I'm happy being a programmer, I just wish that any of the management folks understood that we're NOT carpenters, and their expectations that we learned everything we need to know ten years ago and should never need to learn anything ever again are unreasonable.


"I was sitting here, [reading HN] and drinking my coffee and replaying the [bug reports] in my head, when I had what alcoholics refer to as a moment of clarity."

https://www.stilldrinking.org/programming-sucks


Thanks for the link ! Shared it with my colleagues


I am a semi-professional carpenter and wood carver - much better field to work in than frontend development.


Your tools are for you to keep and the gratification you get when you finish something from a to z are something we lack in this IT industry.


Personally, I get a lot of gratification seeing customers use the code I produced.

If you don't get gratification from the output of your work as a software developer, why do you continue to do it?


Probably necessity.

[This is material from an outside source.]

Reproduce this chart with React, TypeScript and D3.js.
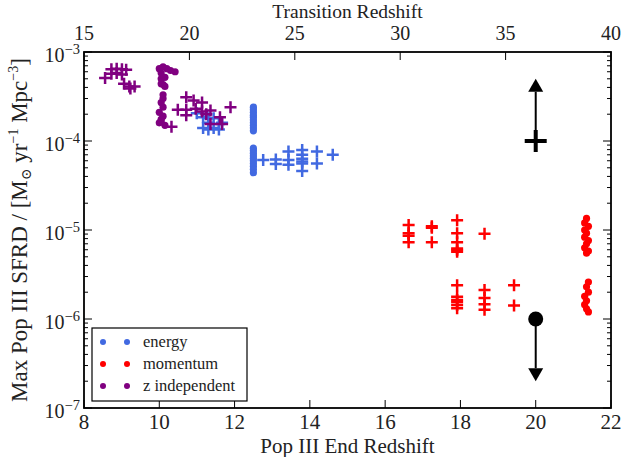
import React from "react";
import * as d3 from "d3";

// ---------- data ----------
// dots: x = Pop III end redshift (bottom axis); pluses: x = transition redshift (top axis)
const energyDots: [number, number][] = [
  [12.5, 2.4e-4], [12.5, 2.25e-4], [12.5, 2.1e-4], [12.5, 1.95e-4], [12.5, 1.85e-4],
  [12.5, 1.72e-4], [12.5, 1.6e-4], [12.5, 1.5e-4], [12.5, 1.4e-4], [12.5, 1.3e-4],
  [12.5, 8.3e-5], [12.5, 7.8e-5], [12.5, 7.3e-5], [12.5, 6.8e-5], [12.5, 6.4e-5],
  [12.5, 6.0e-5], [12.5, 5.6e-5], [12.5, 5.2e-5], [12.5, 4.8e-5], [12.5, 4.4e-5],
];
const energyPlus: [number, number][] = [
  [20.35, 2.05e-4], [20.65, 1.85e-4], [20.9, 1.8e-4], [20.65, 1.4e-4], [20.9, 1.6e-4],
  [21.15, 1.8e-4], [21.15, 1.4e-4], [21.4, 1.55e-4], [21.4, 1.35e-4], [21.55, 1.6e-4],
  [20.9, 1.35e-4],
  [23.5, 6.1e-5], [24.1, 6.2e-5], [24.1, 5.5e-5], [24.7, 7.6e-5], [24.7, 6.1e-5],
  [24.7, 5.4e-5], [25.35, 7.9e-5], [25.35, 7.0e-5], [25.35, 6.3e-5], [25.35, 5.9e-5],
  [25.35, 5.6e-5], [25.35, 4.6e-5], [26.05, 7.6e-5], [26.05, 5.6e-5], [26.8, 7.0e-5],
];
const momentumDots: [number, number][] = [
  [21.35, 1.35e-5], [21.3, 1.2e-5], [21.4, 1.1e-5], [21.3, 1.0e-5], [21.35, 9.2e-6],
  [21.3, 8.3e-6], [21.4, 7.6e-6], [21.35, 7.0e-6], [21.3, 6.3e-6], [21.4, 5.8e-6],
  [21.35, 5.5e-6], [21.4, 2.6e-6], [21.35, 2.3e-6], [21.4, 2.0e-6], [21.3, 1.8e-6],
  [21.35, 1.6e-6], [21.3, 1.45e-6], [21.35, 1.3e-6], [21.4, 1.2e-6],
];
const momentumPlus: [number, number][] = [
  [30.4, 1.14e-5], [30.4, 9.2e-6], [30.4, 8.6e-6], [30.4, 7.3e-6],
  [31.5, 1.1e-5], [31.5, 1.06e-5], [31.5, 7.3e-6],
  [32.7, 1.29e-5], [32.7, 9.2e-6], [32.7, 7.3e-6], [32.7, 6.2e-6], [32.7, 5.95e-6], [32.7, 5.7e-6],
  [32.7, 2.4e-6], [32.7, 1.78e-6], [32.7, 1.63e-6], [32.7, 1.55e-6], [32.7, 1.44e-6], [32.7, 1.32e-6],
  [34.0, 9.05e-6], [34.0, 2.12e-6], [34.0, 1.72e-6], [34.0, 1.46e-6], [34.0, 1.27e-6],
  [35.4, 2.4e-6], [35.4, 1.42e-6],
];
const zindDots: [number, number][] = [
  [10.0, 6.5e-4], [10.1, 6.8e-4], [10.2, 6.5e-4], [10.3, 6.2e-4], [10.42, 6.0e-4],
  [10.05, 5.8e-4], [10.15, 5.2e-4], [10.05, 5.0e-4], [10.1, 4.3e-4], [10.15, 4.1e-4],
  [10.05, 4.4e-4], [10.1, 3.3e-4], [10.1, 3.0e-4], [10.05, 2.7e-4], [10.1, 2.4e-4],
  [10.0, 2.1e-4], [10.1, 1.9e-4], [10.05, 1.75e-4], [10.0, 1.6e-4], [10.15, 1.5e-4],
  [10.05, 1.65e-4],
];
const zindPlus: [number, number][] = [
  [16.0, 5.1e-4], [16.3, 6.4e-4], [16.55, 6.5e-4], [16.8, 6.4e-4], [17.0, 6.3e-4],
  [16.3, 5.7e-4], [16.55, 5.8e-4], [16.8, 5.6e-4], [16.9, 4.4e-4], [17.15, 4.1e-4],
  [17.4, 4.1e-4], [17.2, 3.9e-4],
  [19.85, 3.1e-4], [20.2, 2.85e-4], [20.6, 2.7e-4], [19.45, 2.25e-4], [19.85, 2.25e-4],
  [19.85, 1.95e-4], [20.3, 2.3e-4], [20.6, 2.15e-4], [21.0, 2.2e-4], [21.45, 1.85e-4],
  [21.55, 1.55e-4], [21.0, 1.55e-4], [19.15, 1.45e-4], [21.95, 2.4e-4], [20.8, 2.0e-4],
];
// observational limits (bottom axis x)
const lowerLimit: [number, number, number] = [20, 1e-4, 5e-4]; // plus, arrow up to
const upperLimit: [number, number, number] = [20, 1e-6, 2e-7]; // dot, arrow down to

const bottomTicks = [8, 10, 12, 14, 16, 18, 20, 22];
const topTicks = [15, 20, 25, 30, 35, 40];
const yExponents = [-3, -4, -5, -6, -7];
const legendLabels = ["energy", "momentum", "z independent"];
const colors = ["#4169E1", "#FF0000", "#800080"];

// ---------- layout ----------
const W = 622, H = 457;
const L = 84, R = 611, T = 52, B = 408;
const FONT = "'Liberation Serif', 'DejaVu Serif', serif";

export default function App() {
  const x = d3.scaleLinear().domain([8, 22]).range([L, R]);
  const xt = d3.scaleLinear().domain([15, 40]).range([L, R]);
  const y = d3.scaleLog().domain([1e-7, 1e-3]).range([B, T]);

  const minor: number[] = [];
  for (let e = -7; e < -3; e++) for (let m = 2; m <= 9; m++) minor.push(m * Math.pow(10, e));

  const plus = (cx: number, cy: number, h: number, col: string, sw: number, k: string) => (
    <path key={k} d={`M${cx - h},${cy}H${cx + h}M${cx},${cy - h}V${cy + h}`} stroke={col} strokeWidth={sw} fill="none" />
  );

  const groupsDots = [energyDots, momentumDots, zindDots];
  const groupsPlus = [energyPlus, momentumPlus, zindPlus];

  const lx = x(lowerLimit[0]);
  const ly0 = y(lowerLimit[1]);
  const ly1 = y(lowerLimit[2]);
  const ux = x(upperLimit[0]);
  const uy0 = y(upperLimit[1]);
  const uy1 = y(upperLimit[2]);
  const ah = 13, aw = 7.5;

  return (
    <svg width={W} height={H} style={{ position: "absolute", left: 0, top: 0, background: "#fff" }} fontFamily={FONT}>
      <rect width={W} height={H} fill="#fff" />
      {/* data */}
      {[0, 1, 2].map((g) => (
        <g key={g}>
          {groupsPlus[g].map((d, i) => plus(xt(d[0]), y(d[1]), 6, colors[g], 2.5, `p${g}-${i}`))}
          {groupsDots[g].map((d, i) => (
            <circle key={`d${g}-${i}`} cx={x(d[0])} cy={y(d[1])} r={3.6} fill={colors[g]} />
          ))}
        </g>
      ))}
      {/* limits */}
      <line x1={lx} x2={lx} y1={ly0} y2={ly1 + ah} stroke="#000" strokeWidth={2} />
      <path d={`M${lx},${ly1}L${lx - aw},${ly1 + ah}L${lx + aw},${ly1 + ah}Z`} fill="#000" />
      {plus(lx, ly0, 11, "#000", 4, "lim-plus")}
      <line x1={ux} x2={ux} y1={uy0} y2={uy1 - ah} stroke="#000" strokeWidth={2} />
      <path d={`M${ux},${uy1}L${ux - aw},${uy1 - ah}L${ux + aw},${uy1 - ah}Z`} fill="#000" />
      <circle cx={ux} cy={uy0} r={7.5} fill="#000" />

      {/* ticks */}
      <g stroke="#000" strokeWidth={1}>
        {yExponents.map((e) => {
          const yy = y(Math.pow(10, e));
          return (
            <g key={`ym${e}`}>
              <line x1={L} x2={L + 8} y1={yy} y2={yy} />
              <line x1={R} x2={R - 8} y1={yy} y2={yy} />
            </g>
          );
        })}
        {minor.map((v, i) => (
          <g key={`yn${i}`}>
            <line x1={L} x2={L + 4} y1={y(v)} y2={y(v)} />
            <line x1={R} x2={R - 4} y1={y(v)} y2={y(v)} />
          </g>
        ))}
        {bottomTicks.map((t) => (
          <line key={`bt${t}`} x1={x(t)} x2={x(t)} y1={B} y2={B - 8} />
        ))}
        {topTicks.map((t) => (
          <line key={`tt${t}`} x1={xt(t)} x2={xt(t)} y1={T} y2={T + 8} />
        ))}
      </g>
      <rect x={L} y={T} width={R - L} height={B - T} fill="none" stroke="#000" strokeWidth={1.8} />

      {/* tick labels */}
      <g fontSize={21} fill="#222">
        {bottomTicks.map((t) => (
          <text key={`bl${t}`} x={x(t)} y={429} textAnchor="middle">{t}</text>
        ))}
        {topTicks.map((t) => (
          <text key={`tl${t}`} x={xt(t)} y={39.5} textAnchor="middle" fontSize={20}>{t}</text>
        ))}
        {yExponents.map((e) => (
          <text key={`yl${e}`} x={80} y={y(Math.pow(10, e)) + 10} textAnchor="end" fontSize={20}>
            10<tspan fontSize={14.5} dy={-8}>{`\u2212${-e}`}</tspan>
          </text>
        ))}
      </g>

      {/* axis labels */}
      <g fontSize={21} fill="#222">
        <text x={(L + R) / 2} y={453} textAnchor="middle">Pop III End Redshift</text>
        <text x={(L + R) / 2} y={17.5} textAnchor="middle" fontSize={19.5}>Transition Redshift</text>
        <text transform={`translate(27,${(T + B) / 2}) rotate(-90)`} textAnchor="middle" fontSize={23}>
          Max Pop III SFRD / [M<tspan fontSize={14} dy={4}>{"\u2299"}</tspan>
          <tspan dy={-4}> yr</tspan><tspan fontSize={14} dy={-9}>{"\u22121"}</tspan>
          <tspan dy={9}> Mpc</tspan><tspan fontSize={14} dy={-9}>{"\u22123"}</tspan>
          <tspan dy={9}>]</tspan>
        </text>
      </g>

      {/* legend */}
      <rect x={92} y={328} width={155} height={73} fill="#fff" stroke="#000" strokeWidth={1.2} />
      {legendLabels.map((lab, i) => {
        const cy = 342 + i * 22;
        return (
          <g key={lab}>
            <circle cx={103} cy={cy} r={3} fill={colors[i]} />
            <circle cx={127} cy={cy} r={3} fill={colors[i]} />
            <text x={143} y={cy + 5} fontSize={16.5} fill="#222">{lab}</text>
          </g>
        );
      })}
    </svg>
  );
}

It pays the bills relatively easily, and if you live anywhere in an urban area (that doesn't have hackerspaces/shared workspaces readily available) it's going to be hard to find a place to practice a craft like woodworking when software development barely pays the rent on a small apartment.

Now if you happen to have a garage or access to a place with tools/equipment, working with your hands is immensely satisfying. But electrons and magnetic domains take up very little space and really only require the purchase of one modestly priced power tool to work with.


>> > it is a seemingly never-ending race just to keep up with the state of the art

>> It is, there is noting seemingly about it.

But if you build a foundation on HTML and CSS then you have something that stays relatively constant in the face of change. All that other stuff is often just fluff and programmers thinking they know a better way.


The foundation of HTML and CSS was separation of concerns, yet the most popular web app framework mixes HTML, CSS and JS together and says that it's fine. That's the first moment of confusion for students who are learning React after doing the basic HTML/CSS courses.

Someone who can build a static site (not Hugo/Jekyll/whatever) in HTML and CSS and upload it via sFTP will struggle to understand loop functions in a database-driven CMS, which require some knowledge of a server-side language.

Same goes with learning Git; there's a big jump in perceived complexity when you go from coding inside Sublime Text and typing commands into a Terminal.


> most popular web app framework mixes HTML, CSS and JS together and says that it's fine.

This was always the case. Because you could never build any reliable foundation on HTML+CSS alone.


And that's because the web wasn't meant to be an application platform. It got turned into one on top of html/css.


Yet here we are. The internet wasn't "meant" to be the global apex of commerce and communication, yet here we are. People started making more than just static documents because running programs on the web was fun and cool and it still is.


And it’s really sad that the standards bodies never realized that. They still treat the browser as a means to display text and some pictures :(


"Sometimes I wish I was a carpenter, where you learn something and it may stay valid for a long while."

But what's stopping you?

I prefer programming and development, exactly because it's always changing and interesting.